These Alpine liqueurs will put the après-ski spirit into your lockdown
You’ve got to raise a glass to them, haven’t you? After all, who else would think of making a liqueur out of pine cones? And yet, here they stand — vibrant of label and bitter of taste. Not convinced? Well, then you’re missing out. Because, up on the wild and windy slopes of the Alps, alchemists and alcoholics are whipping up some of the most singular spirits to ever pass your lips.
Whether it’s lavender picked from the Liri Valley, gentian plucked from the southern slopes of Monte Rosa, or wormwood pulled from the Belledonne peaks, there are more rinds, woods, seeds, stems and roots bundled into these bottles than you can shake a ski pole at.
And that’s no coincidence — because they’re also some of the finest après-ski fuels you’ve ever likely to lap up. So, if you’re missing the mountains during lockdown, try taking a tart tot of these liqueurs…
Where does it come from? Since 1873, Paolucci Liquori have been making this liqueur in the Italian town of Sora. It has been globally recognised for almost a century, after winning the Gold Medal at the Global Exposition of Rome in 1922.
What is it made with? The age-old recipe is a closely guarded family secret — but there are notes of blood orange swirling around, with hints of herby oregano and other aromatic botanicals.
How should you drink it? One of Paolucci’s official serves sees Amaro CioCiaro blended with Scotch, Sherry and Honey Liqueur to create ‘The Bottom Line’ cocktail.

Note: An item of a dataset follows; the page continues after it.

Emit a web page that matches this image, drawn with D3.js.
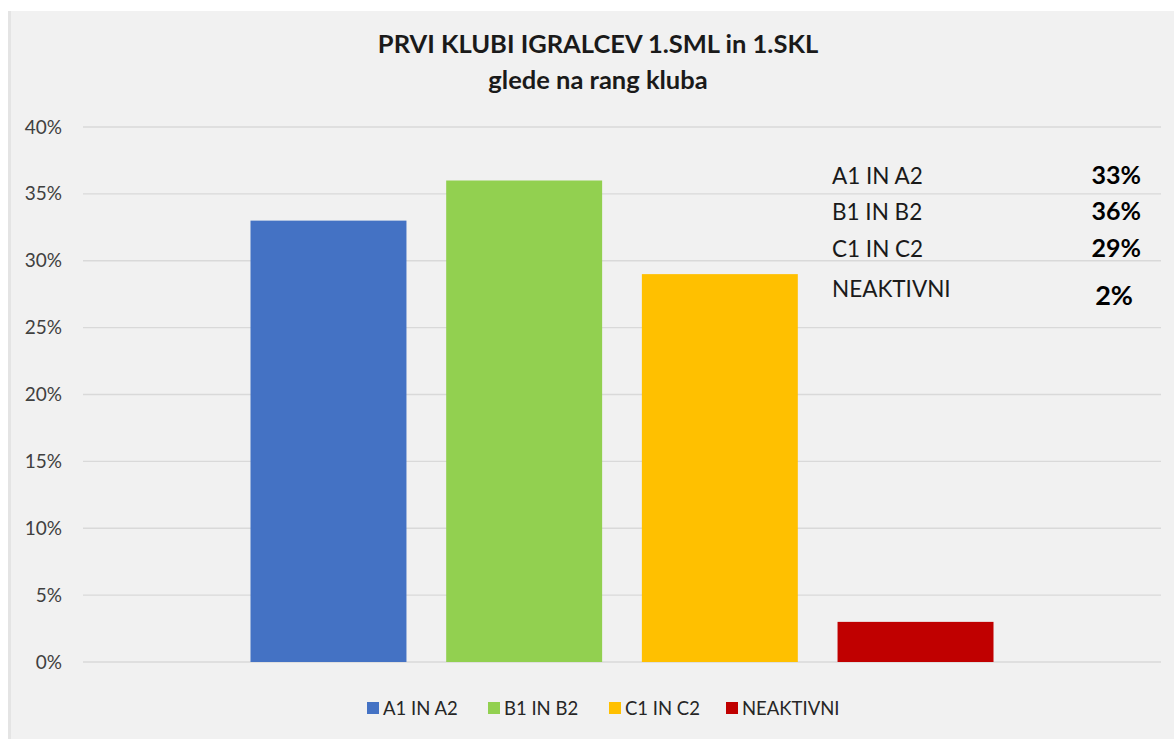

Where does it come from? The foot of the Alps — specifically the mountainous Piedmont region of Italy, where the Quaglia Distillery whips up its Liquore Pino Mugo using pine resin from the local forests.
What is it made with? Pine, pine and more pine. It’s woodier than an IKEA bed frame. Infused with the earthy resin of pine cones, the resulting liqueur is incredibly strong — but surprisingly drinkable.
How should you drink it? Either simply — chilled and served straight as a digestif — or stirred into your icy Gin and Tonic.
Where does it come from? Curiously, not Montenegro. Instead, this bitter herbaceous amaro is blended into being in northern Italy — where it was first produced by Stanislao Cobianchi in 1885.
What is it made with? An undisclosed blend of 40 botanicals. Several ingredients have been revealed by the brand — vanilla, orange and eucalyptus — but the other woods, seeds, flowers, fruits, rinds and roots remain a secret.
How should you drink it? Throw as much ice as you can into a tumbler, pour in your Amaro Montenegro, and then add both a touch of tonic (for the complementary quinine) and a tab of orange peel.
Where does it come from? Formulated in Milan in 1845 (by self-taught herbalist Bernardino Branca) Fernet Branca started out as a ‘cure’ for cholera. Today enjoyed as an amaro, it maintains a high ABV of 39%.
What is it made with? Again, it’s a secret. In fact, Fernet Branca president Niccolò Branca personally measures out the aromatics during the production process. Among the known ingredients: saffron; peppermint; myrrh; chamomile; and Chinese rhubarb.
How should you drink it? Cocktails containing Fernet Branca do exist — including the ‘Toronto’ and ‘Fanciulli’, but we’d always pour it neat. Decant into a cordial glass, and enjoy as a digestif.
Where does it come from? Originally created in Riga in 1847, this traditional liqueur made from an old Danish recipe — and is Wolfschmidt’s signature take on thick, honeyed, mouth-coating Kummel.
What is it made with? Spicier than many of the liqueurs on this list, Wolfschmidt’s Kummel is blended with punchy caraway, potent cumin and pungent aniseed.
How should you drink it? Chilled to within an inch of its life. Like a good vodka, you should probably whack it in the freezer — or stick it into the snow — an hour or two before you pour yourself a nip.